Lancelot composait un petit Traité sur les Règles de la Poésie françoise, en même temps qu’il en estimait l’exercice plutôt dangereux qu’utile à la jeunesse. Quand on parlait de Brienne chez les Jansénistes, et de toutes les escapades du bizarre Confrère : « C’étoit, disait-on, un beau génie et qui avoit une érudition peu commune ; mais la facilité avec laquelle il faisait des vers lui fut très-pernicieuse. » À voir cette peur du malin démon, il semble en vérité que les Jansénistes, même quand ils élevaient Racine, aient déjà eu en idée Voltaire.

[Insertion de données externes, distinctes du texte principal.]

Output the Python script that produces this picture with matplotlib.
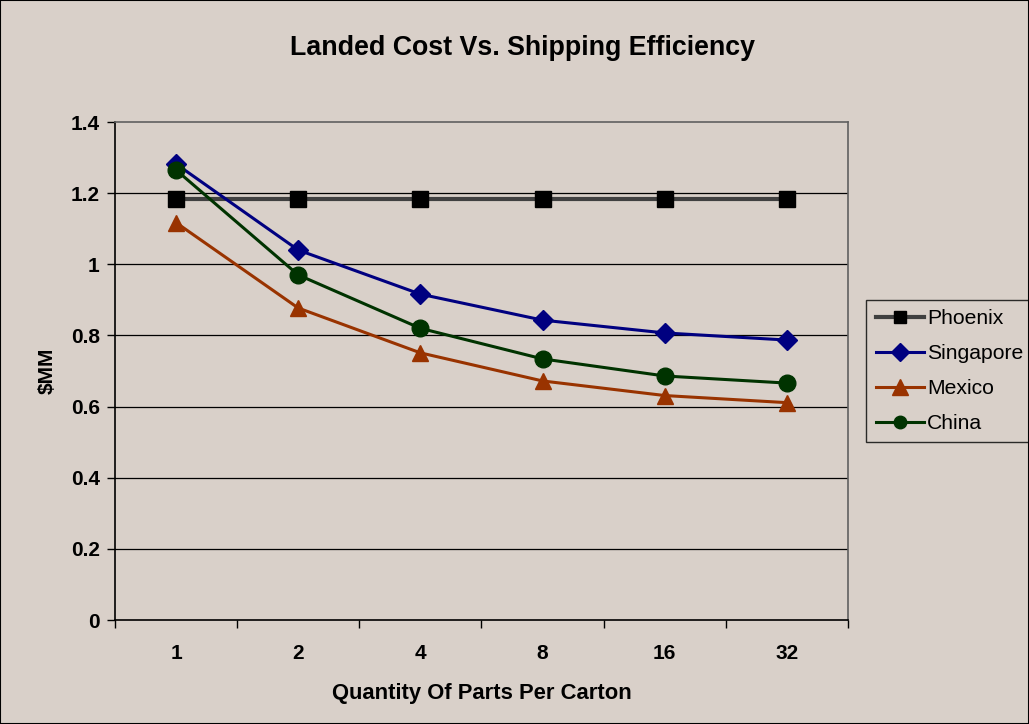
import matplotlib
matplotlib.use("Agg")
import matplotlib.pyplot as plt
from matplotlib.patches import Rectangle

categories = ["1", "2", "4", "8", "16", "32"]
phoenix = [1.183, 1.183, 1.183, 1.183, 1.183, 1.183]
singapore = [1.282, 1.040, 0.916, 0.843, 0.807, 0.787]
mexico = [1.117, 0.877, 0.751, 0.672, 0.631, 0.611]
china = [1.265, 0.970, 0.820, 0.734, 0.686, 0.666]
yticks = [0, 0.2, 0.4, 0.6, 0.8, 1, 1.2, 1.4]
ytick_labels = ["0", "0.2", "0.4", "0.6", "0.8", "1", "1.2", "1.4"]

bg = "#d9d0c9"
plt.rcParams['font.family'] = ['Liberation Sans', 'DejaVu Sans']

fig = plt.figure(figsize=(10.29, 7.24), dpi=100, facecolor=bg)
ax = fig.add_axes([115/1029, 1 - 620/724, (848-115)/1029, (620-122)/724])
ax.set_facecolor(bg)

x = list(range(len(categories)))
ax.plot(x, phoenix, color="#404040", lw=3, marker="s", ms=11, mfc="black", mec="black", label="Phoenix", zorder=3)
ax.plot(x, singapore, color="#000080", lw=2.2, marker="D", ms=10, mfc="#000080", mec="#000080", label="Singapore", zorder=4)
ax.plot(x, mexico, color="#993300", lw=2.2, marker="^", ms=12, mfc="#993300", mec="#993300", label="Mexico", zorder=4)
ax.plot(x, china, color="#003300", lw=2.2, marker="o", ms=12, mfc="#003300", mec="#003300", label="China", zorder=5)

ax.set_xlim(-0.5, len(categories) - 0.5)
ax.set_ylim(0, 1.4)
ax.set_yticks(yticks)
ax.set_yticklabels(ytick_labels, fontsize=15, fontweight="bold")
ax.set_xticks([i - 0.5 for i in range(len(categories) + 1)])
ax.set_xticklabels([])
ax.set_xticks(x, minor=True)
ax.set_xticklabels(categories, minor=True, fontsize=15, fontweight="bold")
ax.tick_params(axis="x", which="minor", length=0, pad=17)
ax.tick_params(axis="x", which="major", length=6, width=1, direction="out", color="black")
ax.tick_params(axis="y", length=6, width=1, direction="out", color="black", pad=5)

for yv in yticks[1:-1]:
    ax.axhline(yv, color="black", lw=0.9, zorder=1)

ax.spines["left"].set_color("black")
ax.spines["bottom"].set_color("black")
ax.spines["left"].set_linewidth(1.2)
ax.spines["bottom"].set_linewidth(1.2)
ax.spines["top"].set_color("#606060")
ax.spines["right"].set_color("#606060")
ax.spines["top"].set_linewidth(1.2)
ax.spines["right"].set_linewidth(1.2)

ax.set_ylabel("$MM", fontsize=15, fontweight="bold", labelpad=10)
ax.set_xlabel("Quantity Of Parts Per Carton", fontsize=15.8, fontweight="bold", labelpad=15)
fig.text(522/1029, 1 - 48/724, "Landed Cost Vs. Shipping Efficiency", ha="center", va="center",
         fontsize=19.3, fontweight="bold")

leg = ax.legend(loc="upper left", bbox_to_anchor=(866/1029, 1 - 300/724), bbox_transform=fig.transFigure,
                frameon=True, fancybox=False, fontsize=15.2, borderpad=0.45, labelspacing=0.75,
                handlelength=2.3, handletextpad=0.15, borderaxespad=0)
leg.get_frame().set_facecolor(bg)
leg.get_frame().set_edgecolor("black")
leg.get_frame().set_linewidth(1)
for h in leg.legend_handles:
    h.set_markersize(9)
leg.legend_handles[2].set_markersize(11)

fig.patches.append(Rectangle((0, 0), 1, 1, transform=fig.transFigure, fill=False, edgecolor="black", lw=1.5))

fig.savefig("out.png", dpi=100, facecolor=bg)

À moins de se faire solitaires et pénitents, il était impossible que les élèves de Port-Royal (fussent-ils des Bignon) restassent tout à fait tels que les maîtres l’auraient voulu. On se dérangeait toujours un peu, et à proportion du génie ; mais ce qui restait du premier fonds était excellent, et vous faisait encore meilleur que les autres, — avec une certaine marque jusque dans le divertissement.

Je n’ai qu’un mot à dire des traductions de ces Messieurs ; elles passaient à leur moment pour élégantes : ne nous abusons pas, c’était d’une élégance toute relative. Elles visaient, comme les traductions d’alors, à être lues couramment, et elles ne craignaient pas la paraphrase. Le désir de former les enfants au beau style et aux tours du monde induisait les traducteurs à d’étranges libertés. Ainsi une lettre de Cicéron à Sulpicius

  1. Je noterai cependant, comme une petite inconséquence de plus, que, parmi les livres de traduction en usage à Port-Royal, on trouve le IVe livre de l’Enéide et les Églogues, même la seconde et la dixième.